Diffusing Differentiable Representations
Yash Savani, Marc Finzi, J. Zico Kolter
TL;DR
The paper tackles sampling differentiable representations (diffreps) with pretrained diffusion models in a training-free setting. It reframes diffusion sampling by pulling back the reverse-time dynamics to the diffrep parameter space, deriving a correct PF-ODE that includes a (JᵀJ)⁻¹ term and integrating a consistency constraint via RePaint to maintain renderability across views. This approach yields true sampling rather than mode-seeking, delivering higher detail and diversity for images, panoramas, and NeRFs while offering competitive runtimes. The work extends diffusion-model capabilities to multi-view and 3D-conditional generation, with strong empirical results and a clear pathway for future enhancements and broader applicability.
Abstract
We introduce a novel, training-free method for sampling differentiable representations (diffreps) using pretrained diffusion models.
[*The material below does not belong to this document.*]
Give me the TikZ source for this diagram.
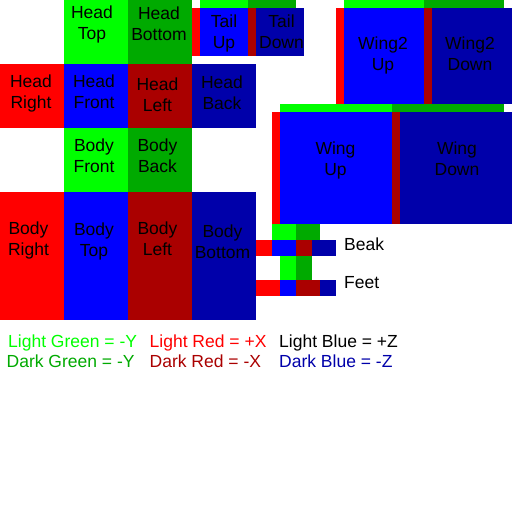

Rather than merely mode-seeking, our method achieves sampling by "pulling back" the dynamics of the reverse-time process--from the image space to the diffrep parameter space--and updating the parameters according to this pulled-back process. We identify an implicit constraint on the samples induced by the diffrep and demonstrate that addressing this constraint significantly improves the consistency and detail of the generated objects. Our method yields diffreps with substantially improved quality and diversity for images, panoramas, and 3D NeRFs compared to existing techniques. Our approach is a general-purpose method for sampling diffreps, expanding the scope of problems that diffusion models can tackle.